Materials Camp gives students their first taste of materials science and engineering. At Lehigh, most engineering students first experience materials science during the engineering tour in their freshman year. Before this, few of them have even heard of the field. Recently, fewer students have been choosing to study materials science and ASM membership has been declining.
Students who attend Materials Camp leave with a greater interest in materials science and engineering, Wysock says. After last year's camp, three of the 16 students said they had decided to pursue a materials science degree.
Ryan Deacon, a Ph.D. candidate at Lehigh and camp co-coordinator, considers himself lucky to have learned about materials science during high school. He entered college planning to major in materials science.
It's not just engineering, he says of the field, and it's not just science. It's both. You learn to understand why things work and how to manipulate [them]. In materials science, students learn about the property of different materials and how these properties can used to make better products.
Deacon and Neil Hurley, a master's degree candidate, organized the camp around four themes: transportation, sports equipment, failure analysis and composite materials. The students broke and examined a variety of items, including hockey sticks, fishing rods, gun barrels and racquetballs.

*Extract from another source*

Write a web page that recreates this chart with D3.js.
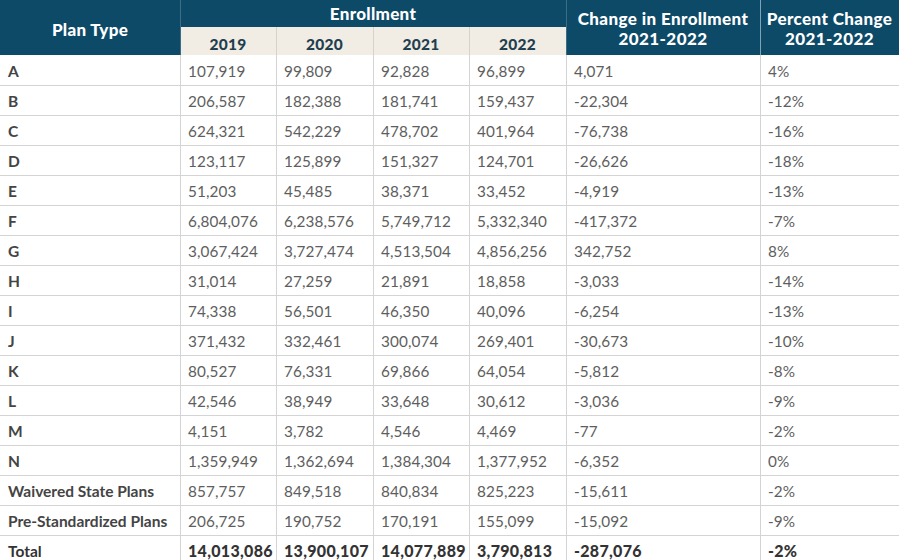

Patrick Reedy, a junior at Muhlenberg High School, knew nothing about materials science until his father suggested that he apply to the camp. After a few days, Reedy began to look at objects differently.
I see what goes into building something, he says. It's not just put together.

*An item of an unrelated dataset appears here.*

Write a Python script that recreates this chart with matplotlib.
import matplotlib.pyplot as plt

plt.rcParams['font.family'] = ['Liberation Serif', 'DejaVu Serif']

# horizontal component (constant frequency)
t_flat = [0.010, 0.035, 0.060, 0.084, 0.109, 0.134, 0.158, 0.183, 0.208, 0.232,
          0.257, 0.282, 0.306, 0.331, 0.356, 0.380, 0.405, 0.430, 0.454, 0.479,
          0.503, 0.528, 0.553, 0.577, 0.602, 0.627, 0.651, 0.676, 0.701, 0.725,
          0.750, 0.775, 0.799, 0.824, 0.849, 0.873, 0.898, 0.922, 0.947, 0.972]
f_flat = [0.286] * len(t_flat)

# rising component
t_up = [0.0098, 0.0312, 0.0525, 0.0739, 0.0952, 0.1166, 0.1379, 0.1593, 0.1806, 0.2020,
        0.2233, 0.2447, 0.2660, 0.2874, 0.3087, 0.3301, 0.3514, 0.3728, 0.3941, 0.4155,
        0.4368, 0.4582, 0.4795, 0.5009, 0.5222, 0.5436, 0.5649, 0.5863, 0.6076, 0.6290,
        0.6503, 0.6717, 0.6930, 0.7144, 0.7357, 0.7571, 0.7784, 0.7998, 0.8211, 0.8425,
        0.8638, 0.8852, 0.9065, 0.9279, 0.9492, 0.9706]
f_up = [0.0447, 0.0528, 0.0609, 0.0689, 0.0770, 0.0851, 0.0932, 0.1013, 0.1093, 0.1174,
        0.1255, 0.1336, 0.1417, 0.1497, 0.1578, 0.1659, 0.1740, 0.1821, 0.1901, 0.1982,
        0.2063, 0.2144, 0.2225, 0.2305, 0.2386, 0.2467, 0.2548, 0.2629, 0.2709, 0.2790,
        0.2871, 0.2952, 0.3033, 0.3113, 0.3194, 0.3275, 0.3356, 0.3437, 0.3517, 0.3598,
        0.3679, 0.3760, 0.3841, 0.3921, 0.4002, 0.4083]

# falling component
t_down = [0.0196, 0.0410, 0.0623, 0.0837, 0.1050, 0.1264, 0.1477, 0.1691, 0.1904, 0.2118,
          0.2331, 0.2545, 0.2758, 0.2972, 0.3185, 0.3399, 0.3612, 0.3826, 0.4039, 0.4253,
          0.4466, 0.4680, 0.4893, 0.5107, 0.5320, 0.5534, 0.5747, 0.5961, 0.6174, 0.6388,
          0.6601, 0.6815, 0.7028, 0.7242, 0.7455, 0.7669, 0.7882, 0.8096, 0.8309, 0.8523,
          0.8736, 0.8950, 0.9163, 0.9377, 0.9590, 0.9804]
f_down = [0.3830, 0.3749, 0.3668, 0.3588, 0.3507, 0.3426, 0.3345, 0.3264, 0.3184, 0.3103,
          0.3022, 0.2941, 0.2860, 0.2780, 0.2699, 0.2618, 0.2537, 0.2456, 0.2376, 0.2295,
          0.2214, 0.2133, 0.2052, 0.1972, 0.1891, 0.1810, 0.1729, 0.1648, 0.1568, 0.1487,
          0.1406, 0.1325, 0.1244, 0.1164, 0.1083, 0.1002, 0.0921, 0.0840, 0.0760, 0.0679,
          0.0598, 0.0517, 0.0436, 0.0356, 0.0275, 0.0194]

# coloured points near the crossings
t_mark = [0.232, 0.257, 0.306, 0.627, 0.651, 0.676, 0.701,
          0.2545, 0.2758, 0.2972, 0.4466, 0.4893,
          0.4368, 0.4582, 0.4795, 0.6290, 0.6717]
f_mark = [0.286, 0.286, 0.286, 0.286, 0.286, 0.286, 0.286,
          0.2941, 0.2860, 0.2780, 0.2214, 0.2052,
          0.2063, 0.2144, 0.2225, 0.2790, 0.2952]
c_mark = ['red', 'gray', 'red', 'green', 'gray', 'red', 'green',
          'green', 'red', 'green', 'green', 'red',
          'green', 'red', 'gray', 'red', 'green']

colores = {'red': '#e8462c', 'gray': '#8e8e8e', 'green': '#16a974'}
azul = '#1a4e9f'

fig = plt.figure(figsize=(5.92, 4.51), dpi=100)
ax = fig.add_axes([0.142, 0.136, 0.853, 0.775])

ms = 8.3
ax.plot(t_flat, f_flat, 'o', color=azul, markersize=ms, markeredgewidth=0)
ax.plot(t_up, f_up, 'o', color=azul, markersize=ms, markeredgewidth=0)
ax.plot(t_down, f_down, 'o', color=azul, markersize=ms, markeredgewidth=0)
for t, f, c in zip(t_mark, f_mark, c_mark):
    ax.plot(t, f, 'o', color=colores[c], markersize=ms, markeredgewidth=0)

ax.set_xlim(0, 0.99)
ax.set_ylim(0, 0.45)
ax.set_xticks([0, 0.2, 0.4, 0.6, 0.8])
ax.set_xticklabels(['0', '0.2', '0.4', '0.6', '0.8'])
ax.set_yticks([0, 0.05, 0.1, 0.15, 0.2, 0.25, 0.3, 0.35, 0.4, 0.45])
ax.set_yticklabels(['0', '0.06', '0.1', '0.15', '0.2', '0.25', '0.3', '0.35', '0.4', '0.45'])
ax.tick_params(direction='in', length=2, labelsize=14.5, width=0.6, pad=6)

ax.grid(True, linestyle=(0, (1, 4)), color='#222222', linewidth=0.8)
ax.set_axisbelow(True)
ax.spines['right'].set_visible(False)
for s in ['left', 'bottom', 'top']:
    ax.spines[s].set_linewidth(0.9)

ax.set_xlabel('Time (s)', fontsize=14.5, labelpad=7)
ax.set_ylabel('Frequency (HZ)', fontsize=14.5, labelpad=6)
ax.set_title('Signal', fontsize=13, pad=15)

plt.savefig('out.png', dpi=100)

Before Materials Camp, Reedy planned to study biology in college, but now he sees materials science as a definite possibility.
Ayelit Notis, a senior at a private Jewish high school in New Jersey, was already considering majoring in engineering. She will be continuing a family tradition, as her grandfathers, Arnold Marder and Michael Notis, are both professors of materials science and engineering at Lehigh.
Ayelit spent the week before Materials Camp examining a valve from the Columbia space shuttle with Marder.
The camp helped expand Ayelit's knowledge of engineering even further.
I didn't realize how interesting engineering could be, Ayelit says.